先生との愛を紡ぎあったあの日から、確実に私たちは少しずつ距離を縮めつつあった。

ほぼ毎日のようにメールや電話して。 1週間に1度は英作文を個別で指導してもらう。

指導が終わればお互いへの想いを確かめ合っていた。 また今週も先生のいる英語科準備室に行く。

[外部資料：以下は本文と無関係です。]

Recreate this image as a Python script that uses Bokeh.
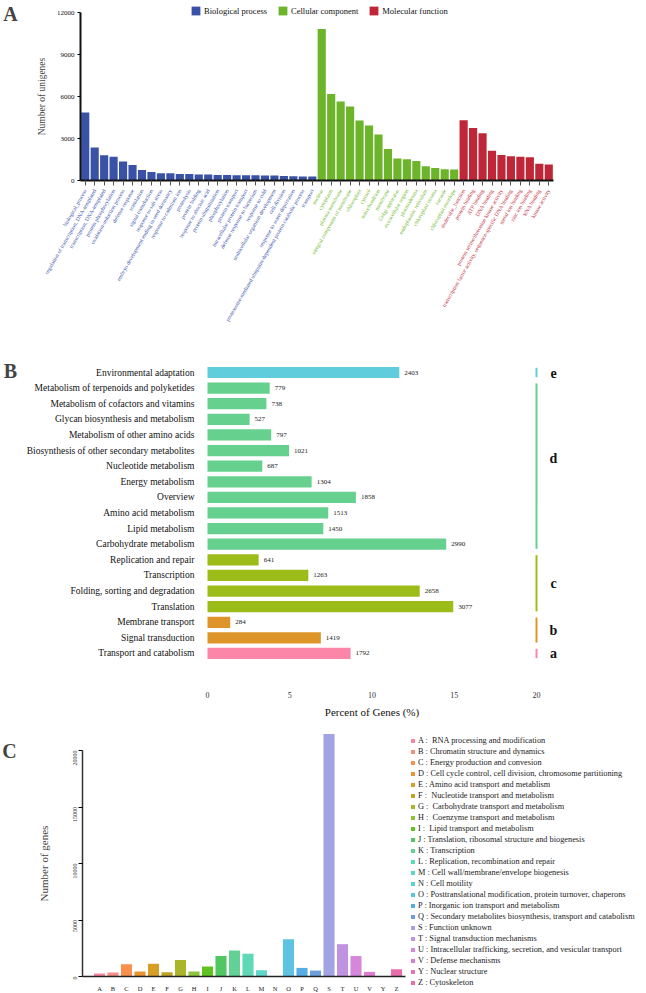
import math
from bokeh.plotting import figure
from bokeh.layouts import column
from bokeh.models import (ColumnDataSource, FixedTicker, LabelSet, Label,
                          Legend, LegendItem, Range1d)
from bokeh.embed import file_html
from bokeh.resources import INLINE
from bokeh.core.properties import value

SERIF = "Liberation Serif"

# ---------------- Panel A data (GO) ----------------
bp_terms = ["biological_process", "regulation of transcription, DNA-templated",
            "transcription, DNA-templated", "protein phosphorylation",
            "oxidation-reduction process", "defense response", "translation",
            "signal transduction", "response to salt stress",
            "embryo development ending in seed dormancy", "response to cadmium ion",
            "proteolysis", "protein folding", "response to abscisic acid",
            "protein ubiquitination", "phosphorylation", "protein transport",
            "intracellular protein transport", "defense response to bacterium",
            "response to cold", "multicellular organism development", "cell division",
            "response to water deprivation",
            "proteasome-mediated ubiquitin-dependent protein catabolic process",
            "transport"]
bp_counts = [4850, 2350, 1800, 1690, 1360, 1100, 750, 610, 520, 515, 470, 465,
             430, 420, 400, 395, 380, 375, 370, 355, 350, 330, 300, 290, 285]
cc_terms = ["nucleus", "cytoplasm", "plasma membrane", "integral component of membrane",
            "chloroplast", "cytosol", "mitochondrion", "membrane", "Golgi apparatus",
            "extracellular region", "plasmodesma", "endoplasmic reticulum",
            "chloroplast stroma", "vacuole", "chloroplast envelope"]
cc_counts = [10820, 6180, 5640, 5290, 4290, 3930, 3280, 2250, 1570, 1520, 1400,
             1010, 890, 800, 780]
mf_terms = ["molecular_function", "protein binding", "ATP binding", "DNA binding",
            "protein serine/threonine kinase activity",
            "transcription factor activity, sequence-specific DNA binding",
            "metal ion binding", "zinc ion binding", "RNA binding", "kinase activity"]
mf_counts = [4310, 3750, 3370, 2130, 1830, 1735, 1690, 1660, 1195, 1150]
go_groups = ["Biological process", "Cellular component", "Molecular function"]
a_yticks = [0, 3000, 6000, 9000, 12000]

# ---------------- Panel B data (KEGG) ----------------
b_categories = ["Environmental adaptation", "Metabolism of terpenoids and polyketides",
                "Metabolism of cofactors and vitamins", "Glycan biosynthesis and metabolism",
                "Metabolism of other amino acids", "Biosynthesis of other secondary metabolites",
                "Nucleotide metabolism", "Energy metabolism", "Overview",
                "Amino acid metabolism", "Lipid metabolism", "Carbohydrate metabolism",
                "Replication and repair", "Transcription", "Folding, sorting and degradation",
                "Translation", "Membrane transport", "Signal transduction",
                "Transport and catabolism"]
b_counts = [2403, 779, 738, 527, 797, 1021, 687, 1304, 1858, 1513, 1450, 2990,
            641, 1263, 2658, 3077, 284, 1419, 1792]
b_percent = [11.66, 3.78, 3.58, 2.56, 3.87, 4.96, 3.33, 6.33, 9.02, 7.34, 7.04, 14.51,
             3.11, 6.13, 12.90, 14.94, 1.38, 6.89, 8.70]
b_groups = ["e", "d", "d", "d", "d", "d", "d", "d", "d", "d", "d", "d",
            "c", "c", "c", "c", "b", "b", "a"]
b_xticks = [0, 5, 10, 15, 20]

# ---------------- Panel C data (KOG) ----------------
c_codes = ["A", "B", "C", "D", "E", "F", "G", "H", "I", "J", "K", "L", "M", "N",
           "O", "P", "Q", "S", "T", "U", "V", "Y", "Z"]
c_names = [" RNA processing and modification", "Chromatin structure and dynamics",
           "Energy production and convesion",
           "Cell cycle control, cell division, chromosome partitioning",
           "Amino acid transport and metablism", " Nucleotide transport and metabolism",
           " Carbohydrate transport and metabolism", " Coenzyme transport and metabolism",
           " Lipid transport and metabolism",
           "Translation, ribosomal structure and biogenesis", "Transcription",
           "Replication, recombination and repair",
           "Cell wall/membrane/envelope biogenesis", "Cell motility",
           "Posttranslational modification, protein turnover, chaperons",
           "Inorganic ion transport and metabolism",
           "Secondary metabolites biosynthesis, transport and catabolism",
           "Function unknown", "Signal transduction mechanisms",
           "Intracellular trafficking, secretion, and vesicular transport",
           "Defense mechanisms", "Nuclear structure", "Cytoskeleton"]
c_counts = [263, 350, 1080, 438, 1138, 380, 1460, 438, 876, 1810, 2306, 2014, 555, 10,
            3298, 759, 525, 21455, 2861, 1810, 409, 15, 642]
c_yticks = [0, 5000, 10000, 15000, 20000]

# ---------------- styles ----------------
A_COLORS = ["#3a52a6", "#6cb42a", "#bf2637"]
A_LABEL_COLORS = ["#4a60b0", "#7cbc3c", "#c43b4c"]
B_COLORS = {"e": "#5fcddb", "d": "#66d08e", "c": "#9cbd19", "b": "#dd9428", "a": "#fb86a8"}
C_COLORS = ["#f7879c", "#f58e84", "#f9904e", "#e69530", "#d69e24", "#bfa126", "#aab52a",
            "#8cc53b", "#5ec221", "#50c761", "#63d196", "#5fd8b5", "#5ed6c9", "#5ccfd8",
            "#5ec3e3", "#55ade3", "#6c9fdb", "#a2a3e3", "#c093e0", "#d588da", "#de7ccf",
            "#e872c0", "#eb6eac"]

W = 645


class Map:
    """Page-pixel <-> data mapping for a figure whose frame fills the whole canvas."""

    def __init__(self, top, height, x_px_ref, x_val_ref, x_ppu, y_px_ref, y_val_ref, y_ppu):
        self.top, self.height = top, height
        self.x0 = x_val_ref - x_px_ref / x_ppu
        self.x_ppu = x_ppu
        self.y1 = y_val_ref + (y_px_ref - top) / y_ppu
        self.y_ppu = y_ppu

    def x_range(self):
        return Range1d(self.x0, self.x0 + W / self.x_ppu)

    def y_range(self):
        return Range1d(self.y1 - self.height / self.y_ppu, self.y1)

    def x(self, px):
        return self.x0 + px / self.x_ppu

    def y(self, py):
        return self.y1 - (py - self.top) / self.y_ppu


def make_fig(m):
    p = figure(width=W, height=m.height, x_range=m.x_range(), y_range=m.y_range(),
               output_backend="svg", toolbar_location=None, title=None,
               min_border=0, min_border_left=0, min_border_right=0,
               min_border_top=0, min_border_bottom=0)
    p.grid.visible = False
    p.outline_line_color = None
    p.background_fill_color = "white"
    p.border_fill_color = "white"
    return p


# ================= Panel A =================
nA = len(bp_terms) + len(cc_terms) + len(mf_terms)
mA = Map(top=0, height=345, x_px_ref=80, x_val_ref=-0.5, x_ppu=473 / nA,
         y_px_ref=180, y_val_ref=0, y_ppu=0.014)
pA = make_fig(mA)
items = []
start = 0
for gi, (terms, counts) in enumerate([(bp_terms, bp_counts), (cc_terms, cc_counts),
                                      (mf_terms, mf_counts)]):
    xs = list(range(start, start + len(terms)))
    src = ColumnDataSource(dict(x=xs, top=counts, term=terms))
    r = pA.vbar(x="x", top="top", width=0.86, source=src,
                fill_color=A_COLORS[gi], line_color=None)
    items.append(LegendItem(label=go_groups[gi], renderers=[r]))
    pA.add_layout(LabelSet(x="x", y=0, text="term", source=src, y_offset=-9,
                           angle=60, angle_units="deg", text_align="right",
                           text_baseline="middle", text_font_size="5.6px",
                           text_font=value(SERIF), text_color=A_LABEL_COLORS[gi]))
    start += len(terms)

legA = Legend(items=items, orientation="horizontal", location=(190, 345 - 16),
              glyph_width=11, glyph_height=11, label_height=11, label_standoff=3,
              spacing=10, padding=0, margin=0, border_line_color=None,
              background_fill_alpha=0, label_text_font=SERIF,
              label_text_font_size="8.5px", label_text_color="#111")
pA.add_layout(legA)

xa = pA.xaxis[0]
xa.fixed_location = 0
xa.bounds = (-0.5, nA - 0.5)
xa.ticker = FixedTicker(ticks=list(range(nA)))
xa.major_label_overrides = {i: "" for i in range(nA)}
xa.major_tick_out = 5
xa.major_tick_in = 0
xa.major_tick_line_color = "#555555"
xa.minor_tick_line_color = None
xa.axis_line_color = "#111111"
xa.axis_line_width = 2

ya = pA.yaxis[0]
ya.fixed_location = -0.5
ya.bounds = (a_yticks[0], a_yticks[-1])
ya.ticker = FixedTicker(ticks=a_yticks)
ya.major_label_text_font = SERIF
ya.major_label_text_font_size = "7px"
ya.major_label_text_color = "#111"
ya.major_tick_out = 3
ya.major_tick_in = 0
ya.major_label_standoff = 3
ya.minor_tick_line_color = None
ya.axis_line_color = "#111111"
ya.axis_line_width = 2
ya.axis_label = "Number of unigenes"
ya.axis_label_text_font = SERIF
ya.axis_label_text_font_size = "9.5px"
ya.axis_label_text_font_style = "normal"
ya.axis_label_standoff = 7

pA.add_layout(Label(x=mA.x(10), y=mA.y(13), text="A", text_font=SERIF,
                    text_font_style="bold", text_font_size="20px",
                    text_align="center", text_baseline="middle"))

# ================= Panel B =================
nB = len(b_categories)
mB = Map(top=345, height=385, x_px_ref=207, x_val_ref=0, x_ppu=16.45,
         y_px_ref=372, y_val_ref=nB - 1, y_ppu=15.61)
pB = make_fig(mB)
yb = [nB - 1 - i for i in range(nB)]
srcB = ColumnDataSource(dict(y=yb, pct=b_percent, cnt=[str(c) for c in b_counts],
                             color=[B_COLORS[g] for g in b_groups]))
pB.hbar(y="y", left=0, right="pct", height=0.72, source=srcB, fill_color="color",
        line_color=None)
pB.text(x="pct", y="y", text="cnt", source=srcB, x_offset=5, text_baseline="middle",
        text_font=value(SERIF), text_font_size="7px", text_color="#222")

seg_x, seg_y0, seg_y1, seg_c, let_y, let_t = [], [], [], [], [], []
for g in ["e", "d", "c", "b", "a"]:
    ys = [yb[i] for i, gg in enumerate(b_groups) if gg == g]
    seg_x.append(b_xticks[-1])
    seg_y0.append(max(ys) + 0.3)
    seg_y1.append(min(ys) - 0.3)
    seg_c.append(B_COLORS[g])
    let_y.append(sum(ys) / len(ys) + (0.5 if len(ys) > 5 else 0))
    let_t.append(g)
pB.segment(x0=seg_x, x1=seg_x, y0=seg_y0, y1=seg_y1, line_color=seg_c, line_width=2)
pB.text(x=[mB.x(553)] * len(let_t), y=let_y, text=let_t,
        text_align="center", text_baseline="middle", text_font=value(SERIF),
        text_font_style="bold", text_font_size="14px", text_color="#111")

xb = pB.xaxis[0]
xb.fixed_location = mB.y(683)
xb.bounds = (b_xticks[0], b_xticks[-1])
xb.ticker = FixedTicker(ticks=b_xticks)
xb.axis_line_color = None
xb.major_tick_line_color = None
xb.minor_tick_line_color = None
xb.major_label_standoff = 2
xb.major_label_text_font = SERIF
xb.major_label_text_font_size = "8px"
xb.major_label_text_color = "#333333"
xb.axis_label = "Percent of Genes (%)"
xb.axis_label_text_font = SERIF
xb.axis_label_text_font_size = "11px"
xb.axis_label_text_font_style = "normal"
xb.axis_label_text_color = "#111"
xb.axis_label_standoff = 5

ybx = pB.yaxis[0]
ybx.fixed_location = 0
ybx.ticker = FixedTicker(ticks=yb)
ybx.major_label_overrides = {yb[i]: b_categories[i] for i in range(nB)}
ybx.axis_line_color = None
ybx.major_tick_line_color = None
ybx.minor_tick_line_color = None
ybx.major_label_standoff = 7
ybx.major_label_text_font = SERIF
ybx.major_label_text_font_size = "9.5px"
ybx.major_label_text_color = "#111"

pB.add_layout(Label(x=mB.x(10), y=mB.y(370), text="B", text_font=SERIF,
                    text_font_style="bold", text_font_size="20px",
                    text_align="center", text_baseline="middle"))

# ================= Panel C =================
nC = len(c_codes)
mC = Map(top=730, height=262, x_px_ref=99, x_val_ref=0, x_ppu=13.5,
         y_px_ref=976, y_val_ref=0, y_ppu=0.0113)
pC = make_fig(mC)
srcC = ColumnDataSource(dict(x=list(range(nC)), top=c_counts, color=C_COLORS))
rC = pC.vbar(x="x", top="top", width=0.82, source=srcC, fill_color="color",
             line_color=None)
legC = Legend(items=[LegendItem(label=f"{c_codes[i]} : {c_names[i]}", renderers=[rC], index=i)
                     for i in range(nC)],
              location=(410, 5), glyph_width=5, glyph_height=5, label_height=9,
              label_standoff=3, spacing=2, padding=0, margin=0, border_line_color=None,
              background_fill_alpha=0, label_text_font=SERIF, label_text_font_size="8.3px",
              label_text_color="#222")
pC.add_layout(legC)

xc = pC.xaxis[0]
xc.fixed_location = 0
xc.bounds = (mC.x(82), mC.x(405))
xc.ticker = FixedTicker(ticks=list(range(nC)))
xc.major_label_overrides = {i: c_codes[i] for i in range(nC)}
xc.major_tick_line_color = None
xc.minor_tick_line_color = None
xc.major_label_standoff = 2
xc.major_label_text_font = SERIF
xc.major_label_text_font_size = "6.5px"
xc.major_label_text_color = "#222"
xc.axis_line_color = "#222"
xc.axis_line_width = 1.5

ycx = pC.yaxis[0]
ycx.fixed_location = mC.x(82)
ycx.ticker = FixedTicker(ticks=c_yticks)
ycx.bounds = (c_yticks[0], c_yticks[-1])
ycx.major_label_orientation = math.pi / 2
ycx.major_label_text_font = SERIF
ycx.major_label_text_font_size = "6px"
ycx.major_label_text_color = "#333"
ycx.major_tick_out = 4
ycx.major_tick_in = 0
ycx.major_label_standoff = 4
ycx.minor_tick_line_color = None
ycx.axis_line_color = "#333"
ycx.axis_line_width = 1.5
ycx.axis_label = "Number of genes"
ycx.axis_label_text_font = SERIF
ycx.axis_label_text_font_size = "11px"
ycx.axis_label_text_font_style = "normal"
ycx.axis_label_standoff = 18

pC.add_layout(Label(x=mC.x(9), y=mC.y(750), text="C", text_font=SERIF,
                    text_font_style="bold", text_font_size="20px",
                    text_align="center", text_baseline="middle"))

layout = column(pA, pB, pC, spacing=0)
open("out.html", "w").write(file_html(layout, INLINE))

1週間に1題くらいなら全然負担じゃないし、むしろ先生と過ごす時間が増えてすごく嬉しかった。

「失礼します。」

ドアをノックし、挨拶をして入る。

「おお、待ってたぞ。」

そう言って先生はいつもと同じように椅子を用意してくれる。

私は先生に書いてきたものを渡して椅子に座った。

今回のお題はクローンの是非について自分の考えを述べるもの。

医学部に進むし、書きやすそうだったから選んでみた。

先生が英作文を添削している間、私はぼんやりと先生を眺める。

英文を読む真剣な横顔。

ペンを持つ大きな手。

ところどころに赤ペンを入れる時のなめらかな筆遣いと少し癖にある筆記体。

今日はどのくらい直されるのだろうか?

毎回添削してもらうたびに真っ赤になって手元に返ってくるノート。

自分の出来なさを嫌でも痛感する。 こんなんで本当に合格できるのかとも思う。

でもやるしかない。

私にはその選択肢しか残されていない。